A shareholders’ winding up is when the company decides to wind up its affairs voluntarily if the directors believe that the company will be able to pay its debts, in full, within 12 months after the commencement of the winding up.
A creditors’ winding up is when the company chooses for the creditors to wind up the company because its directors believe that it cannot continue its business due to its liabilities.
In both situations, a private liquidator is used to assist the company to wind up the affairs and file the necessary notifications under the IRD Act. In such situations, the court is not involved.
#3 Compulsory Winding-Up
If the Singapore Courts are involved, then the winding-up process becomes a compulsory winding up application.
Typically, a compulsory winding-up application is taken out by a creditor by first sending a Statutory Demand stating the amount owed and giving the Company time to make payments. If the company is unable to make payment or fails to respond, the Statutory Demand will stand as proof that the company is unable to pay its debts unless shown otherwise.
The company may appoint a private liquidator to wind up the affairs of the company. Where there is no appointed liquidator, the Official Receiver will be appointed as the liquidator of the company.
The process for a compulsory winding-up is more complex, contentious and tends to attract additional costs. The court has wide powers on choosing the best course of action if it considers that winding up may not be just and equitable for all parties concerned.
#4 Judicial Management
Judicial management is when the court considers, upon an application, that the company need not be wound up but instead managed by professional managers or judicial managers to nurse the company to better health.
Usually, such companies suitable for judicial management would have many assets, buildings and equipment, and existing operations possibly in multiple jurisdictions with viable business but there has been some mismanagement of its resources.
The process is not an easy one and it is best to seek professional advice.
If there are assets in your company that has been charged or pledged to the banks or specific creditors because of debentures or security notes, then the company may be placed under receivership instead of liquidation. The receiver appointed would only be interested in the assets of the company that has been charged as the appointed receiver would want to act on the charge for the benefit of debenture or notes holders.

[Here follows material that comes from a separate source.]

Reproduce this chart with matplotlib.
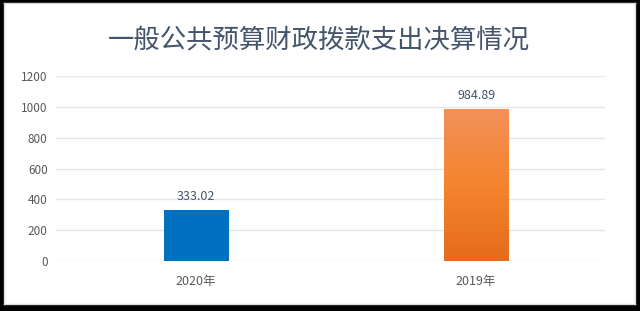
import matplotlib
matplotlib.use("Agg")
import matplotlib.pyplot as plt
import numpy as np
from matplotlib.colors import LinearSegmentedColormap

plt.rcParams['font.family'] = ['Noto Sans CJK SC', 'DejaVu Sans']

categories = ["2020年", "2019年"]
values = [333.02, 984.89]
labels = ["333.02", "984.89"]
yticks = [0, 200, 400, 600, 800, 1000, 1200]
title = "一般公共预算财政拨款支出决算情况"

W, H = 640, 311
fig = plt.figure(figsize=(W / 100, H / 100), dpi=100)
fig.patch.set_facecolor("black")

# white card as background axes
bg = fig.add_axes([4 / W, (H - 304) / H, (635 - 4) / W, (304 - 3) / H], zorder=-1)
bg.set_xticks([]); bg.set_yticks([])
bg.set_facecolor("white")
for s in bg.spines.values():
    s.set_color("#d9d9d9")
    s.set_linewidth(1.0)

ax = fig.add_axes([56 / W, (H - 261) / H, (605 - 56) / W, (261 - 76) / H], zorder=1)
ax.set_facecolor("none")
ax.set_yticks(yticks)
ax.set_yticklabels([str(t) for t in yticks], fontsize=8.5, color="#595959")
ax.set_xticks([0, 1])
ax.set_xticklabels(categories, fontsize=9, color="#595959")
ax.tick_params(length=0, pad=6)
ax.tick_params(axis='x', pad=10)
for s in ax.spines.values():
    s.set_visible(False)
ax.grid(axis='y', color="#e3e6ea", linewidth=1.0)
ax.set_axisbelow(True)

bw = 0.232
# blue bar
ax.bar([0], [values[0]], width=bw, color="#0070c0", zorder=2)

# orange gradient bar
grad = np.linspace(0, 1, 256).reshape(-1, 1)
cmap = LinearSegmentedColormap.from_list("o", ["#e46c1c", "#f5842e", "#f2915a"])
ax.imshow(grad, cmap=cmap, aspect='auto', origin='lower',
          extent=[1 - bw / 2, 1 + bw / 2, 0, values[1]], zorder=2)
ax.set_xlim(-0.5, 1.46)
ax.set_ylim(0, 1200)

for i, (v, lab) in enumerate(zip(values, labels)):
    ax.text(i, v + 45, lab, ha='center', va='bottom', fontsize=9, color="#44546a")

fig.text(0.498, (H - 40) / H, title, ha='center', va='center', fontsize=19,
         color="#44546a", fontweight='medium')

fig.savefig("out.png", dpi=100, facecolor=fig.get_facecolor())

The 1st option of striking out is quite straight forward and less costly but it can be blocked by a creditor.
The voluntary and compulsory winding up process depends very much on the participation and negotiation with your creditors or shareholders.
Judicial management and receivership are more complex mechanisms available to creditors and debenture holders. There may be a variety of factors including cross-border assets and different parties claiming a stake on the multiple assets in different jurisdiction.
Whichever step that you eventually take to close your company, you must first prepare your company as there are various criteria and requirements to be met.
Wittingly or unwittingly, it is not as simple as proclaiming that “I just want to close my Company today”.